EXERCISE -> Go through the lines below and copy each one that holds the string "React".
- - - -
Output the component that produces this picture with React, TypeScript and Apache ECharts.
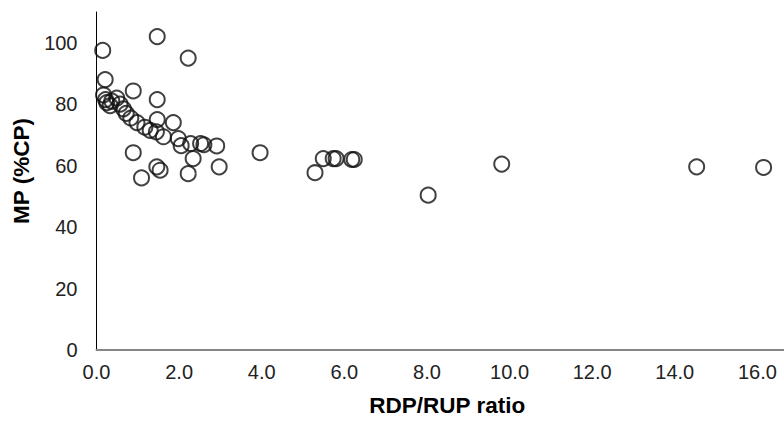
import React, { useEffect, useRef } from "react";
import * as echarts from "echarts";

const ratioValues: number[] = [
  0.15, 1.47, 2.22, 0.21, 0.89, 1.47, 0.17, 0.22, 0.25, 0.37, 0.49, 0.57, 0.33,
  0.65, 0.72, 0.83, 0.98, 1.17, 1.3, 1.47, 1.86, 1.45, 1.62, 1.98, 2.05, 2.28,
  2.52, 2.6, 2.91, 3.96, 0.89, 2.34, 1.46, 1.54, 2.97, 1.09, 2.22, 5.29, 5.49,
  5.73, 5.8, 6.18, 6.24, 8.03, 9.81, 14.53, 16.15,
];
const mpValues: number[] = [
  97.5, 102, 95, 88, 84.3, 81.5, 83, 81.5, 80.5, 81, 82, 80, 79.5, 78.5, 77,
  75.5, 74, 72.5, 71.5, 75, 74, 71, 69.4, 68.8, 66.5, 67.2, 67.2, 66.8, 66.4,
  64.2, 64.2, 62.3, 59.6, 58.5, 59.6, 56.0, 57.4, 57.7, 62.3, 62.3, 62.3, 62.0,
  62.0, 50.4, 60.5, 59.6, 59.4,
];
const xAxisTitle = "RDP/RUP ratio";
const yAxisTitle = "MP (%CP)";

export default function App() {
  const ref = useRef<HTMLDivElement>(null);
  useEffect(() => {
    if (!ref.current) return;
    const chart = echarts.init(ref.current, undefined, { renderer: "svg" });
    const data = ratioValues.map((x, i) => [x, mpValues[i]]);
    chart.setOption({
      animation: false,
      backgroundColor: "#ffffff",
      grid: {
        left: 96.5,
        top: 12,
        bottom: 71,
        right: -56,
        containLabel: false,
        outerBoundsMode: "none",
      },
      xAxis: {
        type: "value",
        min: 0,
        max: 18,
        interval: 2,
        name: xAxisTitle,
        nameLocation: "middle",
        nameGap: 44,
        nameTextStyle: {
          fontFamily: "Liberation Sans",
          fontSize: 22.5,
          fontWeight: "bold",
          color: "#000",
          padding: [0, 42, 0, 0],
        },
        axisLine: { show: true, lineStyle: { color: "#868686", width: 2 } },
        axisTick: { show: false },
        splitLine: { show: false },
        axisLabel: {
          fontFamily: "Liberation Sans",
          fontSize: 20,
          color: "#222",
          margin: 12,
          formatter: (v: number) => (v > 16 ? "" : v.toFixed(1)),
        },
      },
      yAxis: {
        type: "value",
        min: 0,
        max: 110,
        interval: 20,
        name: yAxisTitle,
        nameLocation: "middle",
        nameGap: 57,
        nameRotate: 90,
        nameTextStyle: {
          fontFamily: "Liberation Sans",
          fontSize: 22.5,
          fontWeight: "bold",
          color: "#000",
          padding: [0, 0, 0, 20],
        },
        axisLine: { show: true, lineStyle: { color: "#000", width: 1 } },
        axisTick: { show: false },
        splitLine: { show: false },
        axisLabel: {
          fontFamily: "Liberation Sans",
          fontSize: 20,
          color: "#222",
          margin: 19,
          formatter: (v: number) => (v > 100 ? "" : String(v)),
        },
      },
      series: [
        {
          type: "scatter",
          data,
          symbol: "circle",
          symbolSize: 15,
          itemStyle: {
            color: "rgba(255,255,255,0)",
            borderColor: "#111",
            borderWidth: 2,
          },
        },
      ],
    });
    return () => chart.dispose();
  }, []);
  return (
    <div
      ref={ref}
      style={{ position: "fixed", left: 0, top: 0, width: 784, height: 421 }}
    />
  );
}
- - - -
FINISHED TASK ->
Output the component that produces this picture with React, TypeScript and Apache ECharts.
import React, { useEffect, useRef } from "react";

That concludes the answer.